__Goal__. Output each line of the material exactly as it stands.

--- start Supplied information ---

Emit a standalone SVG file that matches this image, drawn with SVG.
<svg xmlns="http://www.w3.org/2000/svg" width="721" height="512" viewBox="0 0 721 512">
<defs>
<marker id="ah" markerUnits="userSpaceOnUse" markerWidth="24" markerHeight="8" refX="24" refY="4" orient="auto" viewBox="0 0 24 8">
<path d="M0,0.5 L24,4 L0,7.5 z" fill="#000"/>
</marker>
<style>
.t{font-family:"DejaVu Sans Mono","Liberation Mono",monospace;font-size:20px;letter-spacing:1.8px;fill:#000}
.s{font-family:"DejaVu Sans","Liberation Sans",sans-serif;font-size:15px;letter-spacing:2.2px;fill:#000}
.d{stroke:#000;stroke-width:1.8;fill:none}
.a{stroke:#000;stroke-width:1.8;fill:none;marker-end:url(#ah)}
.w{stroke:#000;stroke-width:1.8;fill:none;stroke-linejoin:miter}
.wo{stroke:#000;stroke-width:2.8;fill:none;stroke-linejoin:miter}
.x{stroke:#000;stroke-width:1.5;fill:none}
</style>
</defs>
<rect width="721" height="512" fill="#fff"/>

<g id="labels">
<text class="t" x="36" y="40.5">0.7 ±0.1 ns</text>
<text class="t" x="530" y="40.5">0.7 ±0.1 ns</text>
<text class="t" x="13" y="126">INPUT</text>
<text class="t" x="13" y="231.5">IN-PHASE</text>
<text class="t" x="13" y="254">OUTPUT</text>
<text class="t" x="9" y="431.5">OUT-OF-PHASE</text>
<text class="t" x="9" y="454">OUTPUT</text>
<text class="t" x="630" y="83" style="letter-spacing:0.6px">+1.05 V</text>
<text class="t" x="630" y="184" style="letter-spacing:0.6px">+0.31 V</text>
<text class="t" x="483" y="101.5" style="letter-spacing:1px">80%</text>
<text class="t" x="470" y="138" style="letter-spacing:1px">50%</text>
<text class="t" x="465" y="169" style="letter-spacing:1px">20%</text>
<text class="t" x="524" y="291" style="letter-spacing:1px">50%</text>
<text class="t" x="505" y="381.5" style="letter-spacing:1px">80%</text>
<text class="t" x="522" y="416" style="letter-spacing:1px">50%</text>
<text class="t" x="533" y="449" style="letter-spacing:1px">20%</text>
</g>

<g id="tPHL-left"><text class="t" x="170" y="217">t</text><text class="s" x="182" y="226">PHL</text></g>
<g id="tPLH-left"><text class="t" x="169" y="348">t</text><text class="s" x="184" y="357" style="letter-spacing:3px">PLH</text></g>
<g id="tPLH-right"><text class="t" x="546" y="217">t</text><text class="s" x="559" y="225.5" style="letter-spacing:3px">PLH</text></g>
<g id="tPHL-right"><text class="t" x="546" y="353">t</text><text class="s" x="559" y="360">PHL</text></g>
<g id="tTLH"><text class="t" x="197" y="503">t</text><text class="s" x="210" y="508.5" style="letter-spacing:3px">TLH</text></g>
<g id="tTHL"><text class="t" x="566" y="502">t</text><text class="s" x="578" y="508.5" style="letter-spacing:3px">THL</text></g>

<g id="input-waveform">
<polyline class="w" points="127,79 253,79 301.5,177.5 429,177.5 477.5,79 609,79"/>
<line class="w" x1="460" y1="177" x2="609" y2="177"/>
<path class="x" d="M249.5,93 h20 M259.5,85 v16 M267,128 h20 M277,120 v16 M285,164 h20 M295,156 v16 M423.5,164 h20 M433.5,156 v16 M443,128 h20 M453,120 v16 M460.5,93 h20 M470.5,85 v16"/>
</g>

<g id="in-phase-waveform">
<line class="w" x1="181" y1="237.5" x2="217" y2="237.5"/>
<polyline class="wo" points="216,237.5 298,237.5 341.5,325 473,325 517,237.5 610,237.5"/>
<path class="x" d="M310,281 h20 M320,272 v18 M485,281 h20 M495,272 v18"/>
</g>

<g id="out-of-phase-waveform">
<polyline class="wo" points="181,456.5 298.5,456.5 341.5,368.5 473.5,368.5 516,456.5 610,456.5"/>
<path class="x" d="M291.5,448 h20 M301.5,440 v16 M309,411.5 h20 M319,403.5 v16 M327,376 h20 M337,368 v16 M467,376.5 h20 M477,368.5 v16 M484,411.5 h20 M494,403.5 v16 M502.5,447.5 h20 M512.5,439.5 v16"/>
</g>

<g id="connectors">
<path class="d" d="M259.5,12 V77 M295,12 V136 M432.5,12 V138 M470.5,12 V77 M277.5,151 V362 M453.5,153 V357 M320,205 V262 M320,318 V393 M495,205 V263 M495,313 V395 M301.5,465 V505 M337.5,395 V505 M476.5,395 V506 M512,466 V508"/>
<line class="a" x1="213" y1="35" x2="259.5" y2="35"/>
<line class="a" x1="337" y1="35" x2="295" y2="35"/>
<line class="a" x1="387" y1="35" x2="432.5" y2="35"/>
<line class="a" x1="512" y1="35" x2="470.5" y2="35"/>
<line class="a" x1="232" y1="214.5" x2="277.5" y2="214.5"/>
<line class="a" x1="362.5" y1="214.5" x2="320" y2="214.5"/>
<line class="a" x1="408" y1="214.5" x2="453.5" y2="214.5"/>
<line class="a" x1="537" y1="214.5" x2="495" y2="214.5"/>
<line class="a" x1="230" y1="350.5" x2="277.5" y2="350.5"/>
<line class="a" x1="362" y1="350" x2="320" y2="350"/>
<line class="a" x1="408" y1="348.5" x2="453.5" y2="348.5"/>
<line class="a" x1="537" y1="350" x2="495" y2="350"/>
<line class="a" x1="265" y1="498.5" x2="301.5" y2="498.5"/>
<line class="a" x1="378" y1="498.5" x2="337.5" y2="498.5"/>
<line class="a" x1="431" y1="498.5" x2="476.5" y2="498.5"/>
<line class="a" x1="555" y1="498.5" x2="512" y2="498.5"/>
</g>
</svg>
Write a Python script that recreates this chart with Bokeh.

--- end Supplied information ---

__Result of the task__.
Emit a standalone SVG file that matches this image, drawn with SVG.
<svg xmlns="http://www.w3.org/2000/svg" width="721" height="512" viewBox="0 0 721 512">
<defs>
<marker id="ah" markerUnits="userSpaceOnUse" markerWidth="24" markerHeight="8" refX="24" refY="4" orient="auto" viewBox="0 0 24 8">
<path d="M0,0.5 L24,4 L0,7.5 z" fill="#000"/>
</marker>
<style>
.t{font-family:"DejaVu Sans Mono","Liberation Mono",monospace;font-size:20px;letter-spacing:1.8px;fill:#000}
.s{font-family:"DejaVu Sans","Liberation Sans",sans-serif;font-size:15px;letter-spacing:2.2px;fill:#000}
.d{stroke:#000;stroke-width:1.8;fill:none}
.a{stroke:#000;stroke-width:1.8;fill:none;marker-end:url(#ah)}
.w{stroke:#000;stroke-width:1.8;fill:none;stroke-linejoin:miter}
.wo{stroke:#000;stroke-width:2.8;fill:none;stroke-linejoin:miter}
.x{stroke:#000;stroke-width:1.5;fill:none}
</style>
</defs>
<rect width="721" height="512" fill="#fff"/>

<g id="labels">
<text class="t" x="36" y="40.5">0.7 ±0.1 ns</text>
<text class="t" x="530" y="40.5">0.7 ±0.1 ns</text>
<text class="t" x="13" y="126">INPUT</text>
<text class="t" x="13" y="231.5">IN-PHASE</text>
<text class="t" x="13" y="254">OUTPUT</text>
<text class="t" x="9" y="431.5">OUT-OF-PHASE</text>
<text class="t" x="9" y="454">OUTPUT</text>
<text class="t" x="630" y="83" style="letter-spacing:0.6px">+1.05 V</text>
<text class="t" x="630" y="184" style="letter-spacing:0.6px">+0.31 V</text>
<text class="t" x="483" y="101.5" style="letter-spacing:1px">80%</text>
<text class="t" x="470" y="138" style="letter-spacing:1px">50%</text>
<text class="t" x="465" y="169" style="letter-spacing:1px">20%</text>
<text class="t" x="524" y="291" style="letter-spacing:1px">50%</text>
<text class="t" x="505" y="381.5" style="letter-spacing:1px">80%</text>
<text class="t" x="522" y="416" style="letter-spacing:1px">50%</text>
<text class="t" x="533" y="449" style="letter-spacing:1px">20%</text>
</g>

<g id="tPHL-left"><text class="t" x="170" y="217">t</text><text class="s" x="182" y="226">PHL</text></g>
<g id="tPLH-left"><text class="t" x="169" y="348">t</text><text class="s" x="184" y="357" style="letter-spacing:3px">PLH</text></g>
<g id="tPLH-right"><text class="t" x="546" y="217">t</text><text class="s" x="559" y="225.5" style="letter-spacing:3px">PLH</text></g>
<g id="tPHL-right"><text class="t" x="546" y="353">t</text><text class="s" x="559" y="360">PHL</text></g>
<g id="tTLH"><text class="t" x="197" y="503">t</text><text class="s" x="210" y="508.5" style="letter-spacing:3px">TLH</text></g>
<g id="tTHL"><text class="t" x="566" y="502">t</text><text class="s" x="578" y="508.5" style="letter-spacing:3px">THL</text></g>

<g id="input-waveform">
<polyline class="w" points="127,79 253,79 301.5,177.5 429,177.5 477.5,79 609,79"/>
<line class="w" x1="460" y1="177" x2="609" y2="177"/>
<path class="x" d="M249.5,93 h20 M259.5,85 v16 M267,128 h20 M277,120 v16 M285,164 h20 M295,156 v16 M423.5,164 h20 M433.5,156 v16 M443,128 h20 M453,120 v16 M460.5,93 h20 M470.5,85 v16"/>
</g>

<g id="in-phase-waveform">
<line class="w" x1="181" y1="237.5" x2="217" y2="237.5"/>
<polyline class="wo" points="216,237.5 298,237.5 341.5,325 473,325 517,237.5 610,237.5"/>
<path class="x" d="M310,281 h20 M320,272 v18 M485,281 h20 M495,272 v18"/>
</g>

<g id="out-of-phase-waveform">
<polyline class="wo" points="181,456.5 298.5,456.5 341.5,368.5 473.5,368.5 516,456.5 610,456.5"/>
<path class="x" d="M291.5,448 h20 M301.5,440 v16 M309,411.5 h20 M319,403.5 v16 M327,376 h20 M337,368 v16 M467,376.5 h20 M477,368.5 v16 M484,411.5 h20 M494,403.5 v16 M502.5,447.5 h20 M512.5,439.5 v16"/>
</g>

<g id="connectors">
<path class="d" d="M259.5,12 V77 M295,12 V136 M432.5,12 V138 M470.5,12 V77 M277.5,151 V362 M453.5,153 V357 M320,205 V262 M320,318 V393 M495,205 V263 M495,313 V395 M301.5,465 V505 M337.5,395 V505 M476.5,395 V506 M512,466 V508"/>
<line class="a" x1="213" y1="35" x2="259.5" y2="35"/>
<line class="a" x1="337" y1="35" x2="295" y2="35"/>
<line class="a" x1="387" y1="35" x2="432.5" y2="35"/>
<line class="a" x1="512" y1="35" x2="470.5" y2="35"/>
<line class="a" x1="232" y1="214.5" x2="277.5" y2="214.5"/>
<line class="a" x1="362.5" y1="214.5" x2="320" y2="214.5"/>
<line class="a" x1="408" y1="214.5" x2="453.5" y2="214.5"/>
<line class="a" x1="537" y1="214.5" x2="495" y2="214.5"/>
<line class="a" x1="230" y1="350.5" x2="277.5" y2="350.5"/>
<line class="a" x1="362" y1="350" x2="320" y2="350"/>
<line class="a" x1="408" y1="348.5" x2="453.5" y2="348.5"/>
<line class="a" x1="537" y1="350" x2="495" y2="350"/>
<line class="a" x1="265" y1="498.5" x2="301.5" y2="498.5"/>
<line class="a" x1="378" y1="498.5" x2="337.5" y2="498.5"/>
<line class="a" x1="431" y1="498.5" x2="476.5" y2="498.5"/>
<line class="a" x1="555" y1="498.5" x2="512" y2="498.5"/>
</g>
</svg>
Write a Python script that recreates this chart with Bokeh.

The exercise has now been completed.